Pakistan needs to take both immediate and long-term steps to stop the free fall of Rupee as the weak currency is undercutting economic prospects, a Pakistani-American business leader says. Mossadaq Chughtai, who runs enterprises in the United States and Pakistan, says since Pakistan has a ballooning gap between imports and exports, currency devaluation could lead to hyper-inflation, putting a squeeze on purchasing power of people.
"Right away, it is the government financial institutions which have to act immediately in reversing the free fall of Rupee," Mossadaq Chughtai said in a statement issued here on Friday. "All this will jack up the input cost, badly affecting export-oriented industries, and scuttle growth," Chughtai said in a statement issued here on Friday.
According to the entrepreneur, a weaker rupee benefits exporter only by giving them more rupees per dollar, but this benefit is neutralized by higher cost of imported raw materials when converted in rupees and also by expensive manufacturing sector machines and products. The key textile sector will suffer, he feared.

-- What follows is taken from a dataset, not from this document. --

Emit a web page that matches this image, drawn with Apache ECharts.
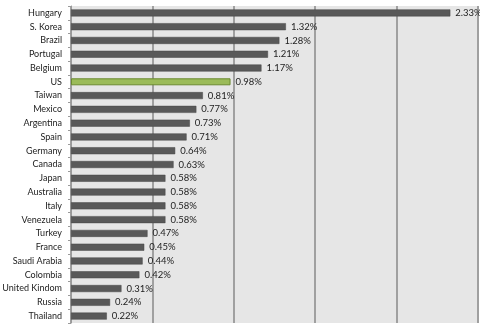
<!DOCTYPE html>
<html>
<head>
<meta charset="utf-8">
<script src="https://cdn.jsdelivr.net/npm/echarts@6/dist/echarts.min.js"></script>
<style>
  html, body { margin: 0; padding: 0; background: #fff; }
  #chart { width: 480px; height: 324px; }
</style>
</head>
<body>
<div id="chart"></div>
<script>
// Countries, top to bottom
const countries = [
  'Hungary', 'S. Korea', 'Brazil', 'Portugal', 'Belgium', 'US', 'Taiwan',
  'Mexico', 'Argentina', 'Spain', 'Germany', 'Canada', 'Japan', 'Australia',
  'Italy', 'Venezuela', 'Turkey', 'France', 'Saudi Arabia', 'Colombia',
  'United Kindom', 'Russia', 'Thailand'
];
// Percentage values for each country
const shares = [
  2.33, 1.32, 1.28, 1.21, 1.17, 0.98, 0.81,
  0.77, 0.73, 0.71, 0.64, 0.63, 0.58, 0.58,
  0.58, 0.58, 0.47, 0.45, 0.44, 0.42,
  0.31, 0.24, 0.22
];
const highlighted = 'US';

const FONT = 'Lato';
const chart = echarts.init(document.getElementById('chart'));

// category axis runs bottom-to-top, so reverse for top-down order
const cats = countries.slice().reverse();
const vals = shares.slice().reverse();

chart.setOption({
  animation: false,
  grid: {
    left: 71, right: 2, top: 6, bottom: 1,
    outerBoundsMode: 'none', containLabel: false,
    show: true, backgroundColor: '#e6e6e6', borderWidth: 0
  },
  xAxis: {
    type: 'value', min: 0, max: 2.5, interval: 0.5,
    axisLabel: { show: false },
    axisLine: { show: false },
    axisTick: { show: false },
    splitLine: { show: true, lineStyle: { color: '#a0a0a0', width: 2 } }
  },
  yAxis: {
    type: 'category',
    data: cats,
    axisLine: { show: true, lineStyle: { color: '#9a9a9a', width: 1 } },
    axisTick: { show: true, length: 3, lineStyle: { color: '#9a9a9a' } },
    axisLabel: {
      color: '#222', fontFamily: FONT, fontSize: 9, margin: 9, interval: 0
    }
  },
  series: [{
    type: 'bar',
    barWidth: 7,
    data: vals.map((v, i) => ({
      value: v,
      itemStyle: cats[i] === highlighted
        ? { color: '#9bbb59', borderColor: '#6b8a30', borderWidth: 1 }
        : { color: '#595959', borderColor: '#474747', borderWidth: 0.5 }
    })),
    label: {
      show: true, position: 'right', distance: 5,
      color: '#222', fontFamily: FONT, fontSize: 9.5,
      formatter: p => p.value.toFixed(2) + '%'
    }
  }]
});
</script>
</body>
</html>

He said the economy was already under tremendous pressure owing to a number of internal and external challenges that have been a drag for the last many decades. "But these challenges have not been addressed, and now Pakistan's business and industry run the risk of losing their promise," Chughtai feared.
He appreciated Prime Minister Imran Khan and Adviser Dr Hafeez Sheikh's efforts to help arrest the capital flight from the country". He stated "the dollar-rupee parity could only be improved by increasing the exports and encouraging the remittances by overseas Pakistanis with a meaningful long term strategy.
This strategy must include attractive incentives for remittances as well as a solid implementable plan to export skilled manpower to various needed countries. "It is very simple math, the dollar will not spike if the sum total of the exports and remittances is more than the value of imports," Chughtai said.
The panic measures like hike in interest rates will not help and both immediate fixes and long-term reforms must go together and start right now, he argued. "The climbing interest rates will badly affect the industrial sector and their profitability. It reduces their ability to re-invest in the respective or other manufacturing sectors.
The policy makers in Pakistan must remember that economies of the nations only thrive when businesses and industries of those nations make profits. Reducing regulations and taxes have also boosted their economies. But it's never too late to rectify, and the Government's targeted intervention still can keep rupee-dollar parity a reasonable level," he added.